I’m using Hyper-V for this lab. It’s a simple setup with 1 Domain Controller and 1 ConfigMgr server plus Windows client VM’s for testing builds. They are all connected to a the same Hyper-V Internal Virtual Switch that I configured NAT on using Amy Casto’s cool PowerShell tip. Unfortunately, I don’t manage domain controllers, DHCP, DNS, etc in my day job. I’m a Desktop guy. I let the Server guys handle all that stuff. That’s why I used the Hydration Kit instead of manually building my servers - I don’t want to deal with setting up Active directory and all that stuff (I should do it, but I don’t want to and you can’t make me!!).

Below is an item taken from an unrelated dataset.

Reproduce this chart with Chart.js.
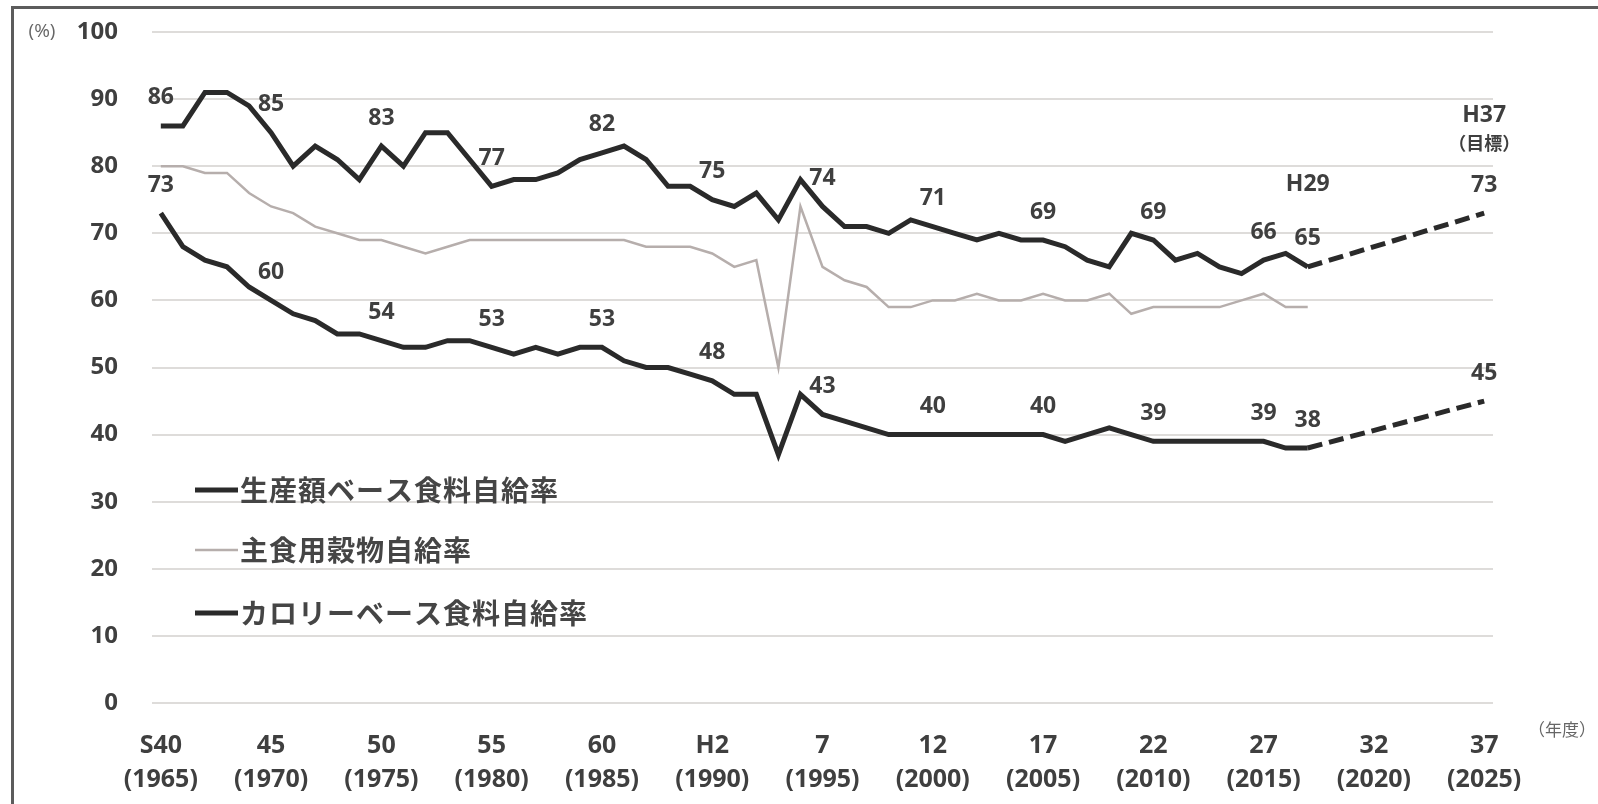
<!DOCTYPE html>
<html lang="ja">
<head>
<meta charset="utf-8">
<title>食料自給率の推移</title>
<script src="https://cdn.jsdelivr.net/npm/chart.js@4.4.1/dist/chart.umd.min.js"></script>
<style>
    html, body { margin: 0; padding: 0; background: #fff; }
    #wrap { position: relative; width: 1598px; height: 804px; overflow: hidden; }
    #marco { position: absolute; left: 11px; top: 6px; width: 1600px; height: 795px;
             border-top: 3px solid #5c5c5c; border-left: 3px solid #5c5c5c;
             border-bottom: 1px solid #d6d6d6; pointer-events: none; }
    canvas { position: absolute; left: 0; top: 0; }
</style>
</head>
<body>
<div id="wrap">
    <canvas id="chart1" width="1598" height="804"></canvas>
    <div id="marco"></div>
</div>
<script>
// Años fiscales (1965 - 2017)
var anios = [1965, 1966, 1967, 1968, 1969, 1970, 1971, 1972, 1973, 1974,
             1975, 1976, 1977, 1978, 1979, 1980, 1981, 1982, 1983, 1984,
             1985, 1986, 1987, 1988, 1989, 1990, 1991, 1992, 1993, 1994,
             1995, 1996, 1997, 1998, 1999, 2000, 2001, 2002, 2003, 2004,
             2005, 2006, 2007, 2008, 2009, 2010, 2011, 2012, 2013, 2014,
             2015, 2016, 2017];

// 生産額ベース食料自給率
var produccion = [86, 86, 91, 91, 89, 85, 80, 83, 81, 78,
                  83, 80, 85, 85, 81, 77, 78, 78, 79, 81,
                  82, 83, 81, 77, 77, 75, 74, 76, 72, 78,
                  74, 71, 71, 70, 72, 71, 70, 69, 70, 69,
                  69, 68, 66, 65, 70, 69, 66, 67, 65, 64,
                  66, 67, 65];

// 主食用穀物自給率
var granos = [80, 80, 79, 79, 76, 74, 73, 71, 70, 69,
              69, 68, 67, 68, 69, 69, 69, 69, 69, 69,
              69, 69, 68, 68, 68, 67, 65, 66, 50, 74,
              65, 63, 62, 59, 59, 60, 60, 61, 60, 60,
              61, 60, 60, 61, 58, 59, 59, 59, 59, 60,
              61, 59, 59];

// カロリーベース食料自給率
var calorias = [73, 68, 66, 65, 62, 60, 58, 57, 55, 55,
                54, 53, 53, 54, 54, 53, 52, 53, 52, 53,
                53, 51, 50, 50, 49, 48, 46, 46, 37, 46,
                43, 42, 41, 40, 40, 40, 40, 40, 40, 40,
                40, 39, 40, 41, 40, 39, 39, 39, 39, 39,
                39, 38, 38];

// Metas H37 (2025)
var aniosMeta = [2017, 2025];
var metaProduccion = [65, 73];
var metaCalorias = [38, 45];

// Etiquetas del eje X
var aniosEje = [1965, 1970, 1975, 1980, 1985, 1990, 1995, 2000, 2005, 2010, 2015, 2020, 2025];
var etiquetasEje = ["S40", "45", "50", "55", "60", "H2", "7", "12", "17", "22", "27", "32", "37"];

// Años con valor rotulado
var aniosRotulo = [1965, 1970, 1975, 1980, 1985, 1990, 1995, 2000, 2005, 2010, 2015, 2017];

var nombres = ["生産額ベース食料自給率", "主食用穀物自給率", "カロリーベース食料自給率"];

function puntos(xs, ys) {
    var res = [];
    for (var i = 0; i < xs.length; i++) {
        res.push({ x: xs[i], y: ys[i] });
    }
    return res;
}

var negro = "#2a2a2a";
var gris = "#b6aeac";
var colorTexto = "#3f3f3f";
var fuenteNum = "'Open Sans', 'DejaVu Sans', sans-serif";
var fuenteJp = "'Noto Sans CJK JP', sans-serif";

// Rótulos de valores, leyenda y textos sueltos
var rotulos = {
    id: "rotulos",
    afterDatasetsDraw: function (chart) {
        var ctx = chart.ctx;
        ctx.save();
        ctx.fillStyle = colorTexto;
        ctx.textAlign = "center";
        ctx.textBaseline = "middle";
        ctx.font = "bold 23px " + fuenteNum;

        [0, 2].forEach(function (ds) {
            var meta = chart.getDatasetMeta(ds);
            var valores = ds == 0 ? produccion : calorias;
            aniosRotulo.forEach(function (a) {
                var idx = anios.indexOf(a);
                var p = meta.data[idx];
                ctx.fillText(String(valores[idx]), p.x, p.y - 28);
            });
        });

        // metas
        [3, 4].forEach(function (ds) {
            var meta = chart.getDatasetMeta(ds);
            var valores = ds == 3 ? metaProduccion : metaCalorias;
            var p = meta.data[1];
            ctx.fillText(String(valores[1]), p.x, p.y - 28);
        });

        var p17 = chart.getDatasetMeta(0).data[anios.indexOf(2017)];
        ctx.fillText("H29", p17.x, p17.y - 82);
        var p25 = chart.getDatasetMeta(3).data[1];
        ctx.fillText("H37", p25.x, p25.y - 98);
        ctx.font = "bold 18px " + fuenteJp;
        ctx.fillText("（目標）", p25.x, p25.y - 70);

        // unidades
        ctx.fillStyle = "#666";
        ctx.font = "19px " + fuenteNum;
        ctx.fillText("(%)", 42, 32);
        ctx.font = "17px " + fuenteJp;
        ctx.fillText("（年度）", 1562, 730);

        // leyenda
        var ys = [490, 550, 613];
        var estilos = [[negro, 5], [gris, 2.5], [negro, 5]];
        ctx.textAlign = "left";
        ctx.font = "bold 28px " + fuenteJp;
        ctx.letterSpacing = "1px";
        for (var i = 0; i < 3; i++) {
            ctx.strokeStyle = estilos[i][0];
            ctx.lineWidth = estilos[i][1];
            ctx.beginPath();
            ctx.moveTo(195, ys[i]);
            ctx.lineTo(238, ys[i]);
            ctx.stroke();
            ctx.fillStyle = "#454545";
            ctx.fillText(nombres[i], 240, ys[i]);
        }
        ctx.restore();
    }
};

var datos = {
    datasets: [
        { label: nombres[0], data: puntos(anios, produccion), borderColor: negro, borderWidth: 5, order: 1 },
        { label: nombres[1], data: puntos(anios, granos), borderColor: gris, borderWidth: 2.5, order: 2 },
        { label: nombres[2], data: puntos(anios, calorias), borderColor: negro, borderWidth: 5, order: 1 },
        { label: "目標1", data: puntos(aniosMeta, metaProduccion), borderColor: negro, borderWidth: 5, borderDash: [15, 7] },
        { label: "目標2", data: puntos(aniosMeta, metaCalorias), borderColor: negro, borderWidth: 5, borderDash: [15, 7] }
    ]
};

var configuracion = {
    type: "line",
    data: datos,
    options: {
        responsive: false,
        animation: false,
        elements: {
            point: { radius: 0 },
            line: { tension: 0, borderJoinStyle: "miter", borderCapStyle: "butt" }
        },
        layout: { padding: { top: 32, right: 105, left: 0, bottom: 0 } },
        plugins: { legend: { display: false }, tooltip: { enabled: false } },
        scales: {
            x: {
                type: "linear",
                min: 1964.6,
                max: 2025.4,
                afterBuildTicks: function (s) {
                    s.ticks = aniosEje.map(function (v) { return { value: v }; });
                },
                afterFit: function (s) { s.height = 101; },
                grid: { display: false, drawTicks: false },
                border: { display: false },
                ticks: {
                    autoSkip: false,
                    maxRotation: 0,
                    padding: 26,
                    color: colorTexto,
                    font: { family: fuenteNum, size: 25, weight: "bold", lineHeight: 1.36 },
                    callback: function (v) {
                        var i = aniosEje.indexOf(v);
                        return [etiquetasEje[i], "(" + v + ")"];
                    }
                }
            },
            y: {
                min: 0,
                max: 100,
                afterFit: function (s) { s.width = 152; },
                grid: { color: "#dedcda", lineWidth: 2, drawTicks: true, tickLength: 34, tickColor: "rgba(0,0,0,0)" },
                border: { display: false },
                ticks: {
                    stepSize: 10,
                    padding: 0,
                    color: colorTexto,
                    font: { family: fuenteNum, size: 24, weight: "bold" }
                }
            }
        }
    },
    plugins: [rotulos]
};

var contexto = document.getElementById("chart1").getContext("2d");
var miGrafico = new Chart(contexto, configuracion);
</script>
</body>
</html>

So there I am with a perfectly working setup and I decided that I had to break it, because I learn best by starting with a working product then tearing it apart to see how it works. Instead of having a private lab network, I thought it would be easier to change the lab to use the same subnet that my Host server/Router were on. During this process, things went south and I ended up deleting all of the records out of DHCP and DNS. I fought with it for a while and ended up reading that I could set up a Routing and Remote Access (RRAS) server that would bridge my internal and external networks without making my Host machine part of my Domain. Johan even had a link to a write-up for that too, I had just gone with Ami’s simple Virtual Switch NAT instead and never realized he had the process documented.
Then I rebuilt the original subnet but could never get things to talk after that. They would either talk between the DC and RRAS or DC and CM and sometimes not a all, but never all 3 and DHCP never would work. I even disabled all Windows firewalls and uninstalled Defender and still nothing. I used Wireshark to watch traffic and it just kept searching for the DHCP and RRAS servers. I spent several long nights deleting and rebuilding DHCP, DNS and RRAS, deleting NICS and Switches and all sorts of things in between. I watched EVERY tutorial on and read every obscure blog and forum post about Hyper-V, DHCP, DNS, RRAS and AD communication issues. No matter, how simple everyone made it seem, I was still missing something.
Tonight, I had decided that this was it. If it didn’t work soon, I was going to delete it all and start over. Then I remembered something that I had skimmed over. Someone said, ‘Don’t check the Enable virtual LAN identification box!’ in Hyper-V. They didn’t provide a reason, but the fact that they mentioned it made me wonder. On a whim, I went through and unchecked it from my NICs and THEY ALL STARTED TALKING!!!! Several times in the troubleshooting process, I had checked and unchecked that box, along with all of the other settings I kept toggling, thinking it would help when I was using Wireshark to monitor the traffic. It didn’t. Just 1 simple check box.
Once it was all working, I started Googling and found this KB for server 2008 that seems to indicate this is/was a known issue (clearly I’m not ‘in the know’). The weird thing about this is that my virtual switches aren’t connected to an internal network adapter - the article specifically calls out Intel. I’m using the a Hyper-V Virtual Private Switch on my new setup since the Internal switch adds the Hyper-V Host server to become a Router and I figured that wasn’t helping things. So, it may not be the exact issue and I’m honestly tired of dealing with it and want to get back to whatever it was I was doing before I broke everything. I’m just not going to check the box from now on. If you know the answer, please feel free to share and I’ll update this post.
TL;DR;
Don’t check the Enable virtual LAN identification box in Hyper-V if you want your VM’s to talk to each other.